Posted by: Jim D at March 17, 2007 05:26 PM
I read Bill Cara's blog and very respect his opinion. That is making the whole situation even more scary. There are definitively too many people who bought homes they cannot afford. I know many people personally who with family income of less than $40,000 bought not one, but three, four or even five homes (each in $300k range). What I am writing about is situation in Las Vegas, NV, where the speculation was probably higher than anywhere else, but it really sounds very scary what will happen.
Posted by: John Vanhara at March 18, 2007 12:04 PM
Looks like you have collected the usual group of doom and gloomers praying for a housing bust. Ben Stein at CBS said the truth yesterday when he said:
"This whole subprime mortgage mess is just an excuse for the gunslingers and river boat gamblers on Wall Street to use their tricks to move markets and make money. The economy is still very strong. The most cagey players on Wall Street like Goldman Sachs are now trying to buy — not sell — as much distressed merchandise in the mortgage area as they can. This is a good clue about where the smart money is going.
You can panic if you enjoy being panicky. But this will all blow over and the people who buy now, in due time, will be glad they did."
Posted by: Frank at March 19, 2007 12:58 PM
You can panic if you enjoy being panicky. But this will all blow over and the people who buy now, in due time, will be glad they did.
Tell it to Cisco. After all, it went so far down, must be a good buy now, right?
It's telling that the people who argue against the possibility of financial crisis usually ignore the facts presented by those who think it possible, instead relying on the fact that it hasn't happened in a while, or on false appeals to authority.

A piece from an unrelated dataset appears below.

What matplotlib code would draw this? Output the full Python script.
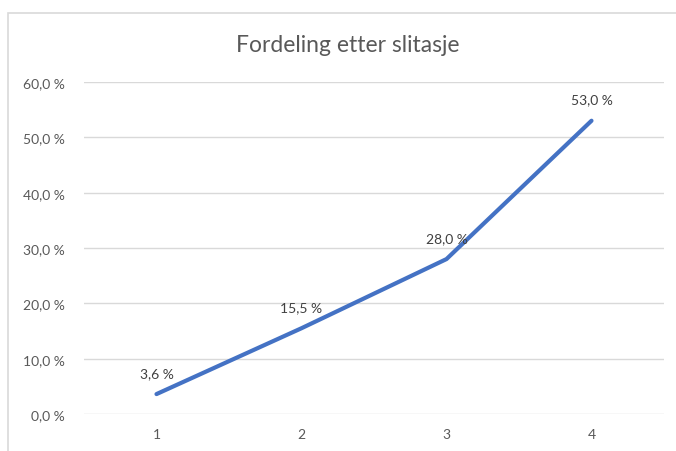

Posted by: Jim D at March 19, 2007 05:48 PM
As a real estate broker with over 20 years of experience, I wanted to weigh in on the current sub-prime debacle.
In this last housing boom, lenders created loan products to meet consumer's hearty desires, they created a huge amount of equity but missed a vital point; they allowed consumers to buy a payment, not a house. Items like "Stated Income" and "Hybrid ARMs" made an egregious amount of money for banks and brokers but put people in places they should never have been allowed to go. The sad part is that the public will end up paying for the lender’s mistakes.

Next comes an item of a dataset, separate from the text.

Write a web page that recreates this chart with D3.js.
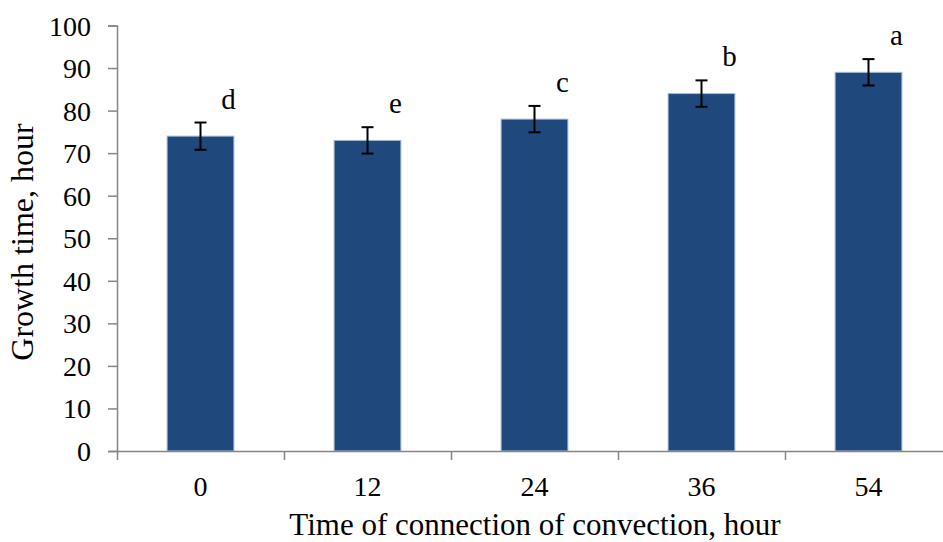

One of the biggest problems is how the market defines "sub-prime", they label it as 640 FICO or less. One 30 day late can unjustly bring you to that level, to use that against borrowers is criminal. Banks have been manipulating borrowers with excellent credit so that they can put them into lousy loans that make the bank a ton of money but place the borrower into a larger payment that is built to fail sooner or later. If the credit scoring mechanisms (FICO) were realistic and banks rated a borrower's credit correctly, allowing for mistakes and some unavoidable items, it would result in borrowers being put into the proper loans. Banks would have made a bit less money but not bankrupted their customers eventually. It is a system in which the borrower has very little leverage; you play on the bank's field or you go home……..if you have one.
Of vital need for change is the way loan brokers are compensated. The YSP or "Yield Spread Premium" is nothing more than the Bank's kickback to the broker for doing the loan. The worse the loan, in terms of interest rate, that the broker gets the borrower to agree to, the higher the YSP dollars go to the broker. What exactly, other than honesty, is the broker's motivation for helping a borrower get the best available deal? Combine greed, low barrier to entry and minimal mandated disclosures and you have a recipe for a lending disaster at the borrower level. Until there are mandated disclosures that spell out, in 14-point type and plain language, what exactly a borrower is encumbering themselves to in total and how the broker or bank is compensated this system will continue to fail the public.
I have personally seen lenders and brokers lie to consumers about their credit-worthiness and play bait-and-switch games to get them into appalling loans. The residential industry is rife with such tactics and their bill is coming due for it. They killed their own Golden Goose; we're going to get stuck with the feathers.